Thank you Robert for coming forward and providing some very detailed ‘inside information’ about how advertising and demographics relate to sports radio. Very interesting stuff.

I will however add a +1 to Mike (in Boston)’s comments. Other than the one day of Scott MacArthur’s new show, which I found to be very well done, that I caught last Tuesday the 21st, my ears will largely tune into your Toronto and Buffalo competitors when I am in the GTA during weekdays unless TSN moves away from the ‘70% of our guests are the TV ‘hockey insiders’ content.

On the technical side of things, is there any info you can provide about the possibilty of TSN boosting the radio signal, or moving to a stronger dial position? I live in southwestern Ontario, and most days travelling on the 401, I lose your signal in the Kitchener area, while I can get the FAN to Woodstock (and usually beyond). Thank you for any feedback you can provide.

Don Mandrie
Don Mandrie
February 28, 2012 11:50 am

Thanks for the insight. A couple of things:

-You’re asking a lot to expect listeners to listen to an entire hour of podcasts. We don’t have the time. Isn’t there something you guys can do to make it easier to listen to segments or guests without having to listen to an entire hour?

-I’ve been listening online to Melnick in Montreal for years. I think he’s as good as it gets. Very unique show. Any plans to have him on radio/tv here in Toronto?

-I agree with comment about Blue Jays. If you have a wrestling show can you not find the team to put together a show dedicated to the Jays & MLB?

-Thanks!

The Meatriarchy
February 28, 2012 12:49 pm

Disagree with the commenters regarding the reliance on hockey insiders.

I flipped over to the fan yesterday morning and they seemed to be talking hockey way more than Richards does.

The hockey talk on TSN seems to be only a few segments per show ie Blue Breakfast or the brief spot on Cybulski just after six (which is the only time I tune into that show)

Alex
Alex
February 28, 2012 3:50 pm

Trade dealine day is prob not a good day to examine shows or guests on either 590 or 1050.

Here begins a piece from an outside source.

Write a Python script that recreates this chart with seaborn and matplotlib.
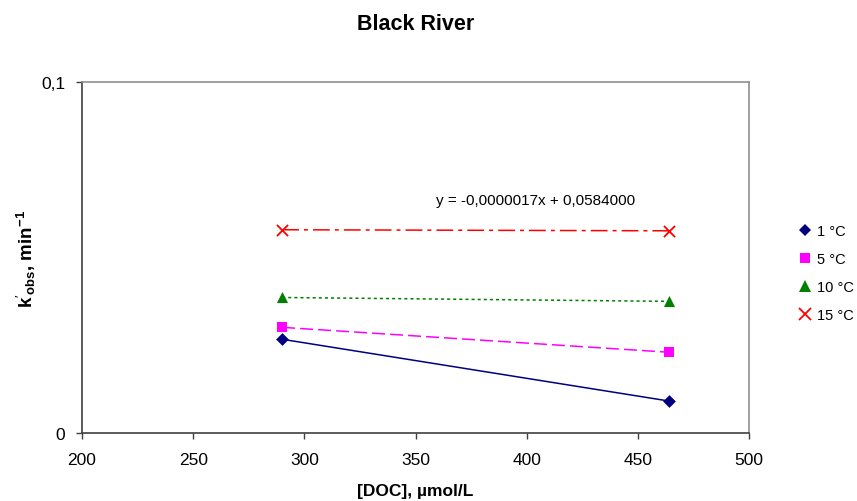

I’d like to know why 1050 abandoned hour by hour podcasts and went back to segement by segment. Very aggravating for those who want to listen to guestless segments.

dsscpu
dsscpu
February 28, 2012 5:34 pm

I wish someone had brought something up about the possibility of shows that would air across the entire fleet of TSN stations. When LAW does post UFC or their Sunday night show, that would be something that they can easily air in Montreal and Winnipeg.

Also, What happened to Richards getting airtime on TSN2? Is there a timeframe for the other TEAM stations to switch to TSN Radio?

Justin
Justin
February 28, 2012 5:47 pm

My one major criticism of TSN Radio is lack of unique and interesting guests. It’s always the same old people: All the TSN and ESPN analysts. Not that they aren’t interesting, but it wears after a while. People don’t want to hear the same guests every day.

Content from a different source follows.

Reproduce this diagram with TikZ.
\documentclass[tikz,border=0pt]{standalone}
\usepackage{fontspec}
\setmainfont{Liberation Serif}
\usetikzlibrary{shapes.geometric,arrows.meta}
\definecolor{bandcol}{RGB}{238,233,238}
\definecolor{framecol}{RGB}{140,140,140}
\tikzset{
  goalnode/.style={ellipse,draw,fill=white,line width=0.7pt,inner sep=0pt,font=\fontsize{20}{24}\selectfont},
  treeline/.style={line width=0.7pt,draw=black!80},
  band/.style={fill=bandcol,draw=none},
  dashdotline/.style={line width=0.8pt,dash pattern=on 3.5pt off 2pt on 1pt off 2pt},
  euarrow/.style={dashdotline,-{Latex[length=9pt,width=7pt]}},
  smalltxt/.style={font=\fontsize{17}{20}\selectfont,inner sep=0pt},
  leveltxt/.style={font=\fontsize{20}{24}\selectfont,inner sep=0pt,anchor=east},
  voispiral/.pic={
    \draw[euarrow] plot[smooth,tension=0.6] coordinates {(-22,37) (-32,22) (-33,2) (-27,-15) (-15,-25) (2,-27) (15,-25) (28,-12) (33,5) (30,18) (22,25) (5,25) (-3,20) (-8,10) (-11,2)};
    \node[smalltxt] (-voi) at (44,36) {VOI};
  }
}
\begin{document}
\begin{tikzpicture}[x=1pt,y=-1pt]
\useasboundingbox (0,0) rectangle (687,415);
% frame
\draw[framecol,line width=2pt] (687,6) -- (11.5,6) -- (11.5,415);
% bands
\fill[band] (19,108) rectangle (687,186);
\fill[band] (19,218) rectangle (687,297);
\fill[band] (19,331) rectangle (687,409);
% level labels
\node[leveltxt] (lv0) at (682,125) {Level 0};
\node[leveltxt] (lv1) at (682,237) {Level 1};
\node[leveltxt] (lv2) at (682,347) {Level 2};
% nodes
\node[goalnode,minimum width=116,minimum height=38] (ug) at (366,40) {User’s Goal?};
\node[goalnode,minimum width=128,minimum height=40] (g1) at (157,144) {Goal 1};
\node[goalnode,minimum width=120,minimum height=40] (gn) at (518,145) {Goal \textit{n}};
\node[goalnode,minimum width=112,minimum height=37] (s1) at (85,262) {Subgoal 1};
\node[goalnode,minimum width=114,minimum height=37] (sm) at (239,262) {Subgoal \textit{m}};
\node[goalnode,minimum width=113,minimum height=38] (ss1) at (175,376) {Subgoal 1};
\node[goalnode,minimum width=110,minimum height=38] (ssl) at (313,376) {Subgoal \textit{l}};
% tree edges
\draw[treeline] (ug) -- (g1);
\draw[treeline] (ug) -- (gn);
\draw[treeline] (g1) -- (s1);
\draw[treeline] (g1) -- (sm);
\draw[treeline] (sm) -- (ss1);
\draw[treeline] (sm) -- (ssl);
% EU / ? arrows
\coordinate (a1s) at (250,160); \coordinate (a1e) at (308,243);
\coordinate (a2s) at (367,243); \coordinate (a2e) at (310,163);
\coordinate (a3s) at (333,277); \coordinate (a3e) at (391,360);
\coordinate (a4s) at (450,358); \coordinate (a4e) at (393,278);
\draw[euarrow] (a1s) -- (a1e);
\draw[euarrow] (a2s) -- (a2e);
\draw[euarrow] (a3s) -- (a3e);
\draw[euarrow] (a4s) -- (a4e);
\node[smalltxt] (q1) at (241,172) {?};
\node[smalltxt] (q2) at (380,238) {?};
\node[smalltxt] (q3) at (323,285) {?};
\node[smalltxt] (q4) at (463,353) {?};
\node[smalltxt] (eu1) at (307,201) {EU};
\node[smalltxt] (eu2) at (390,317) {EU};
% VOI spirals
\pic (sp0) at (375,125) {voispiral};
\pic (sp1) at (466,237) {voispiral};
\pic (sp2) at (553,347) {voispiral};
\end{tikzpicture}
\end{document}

The FAN on the other hand relies on their Sportsnet people FAR LESS than TSN relies on their people. On 590 you get diversity with many different players, executives, and writers interviewed each day. TSN just gives you their own in-house analysts and insiders all the time.

Daniel
Daniel
February 28, 2012 6:20 pm

+1 on the Blue Jays coverage.

Last summer, TSN Radio basically ignored the Jays. Felt kind of petty – like they tried to avoid it because it’s a Rogers property.

I don’t listen too much now, but I’d listen more if I felt that had actual knowledgeable baseball discussion sometimes. There doesn’t seem to be any hosts on TSN who seem especially interested in the game (like, say Blair, McCown and Wilner on The Fan). Scott Ferguson is over there I guess, but he doesn’t host.

Guy Brown
Guy Brown
March 30, 2015 4:19 pm

I really enjoy the program’s you have on. A special shout out for Mike Richards and his crew as well as Dave Nalor and his show.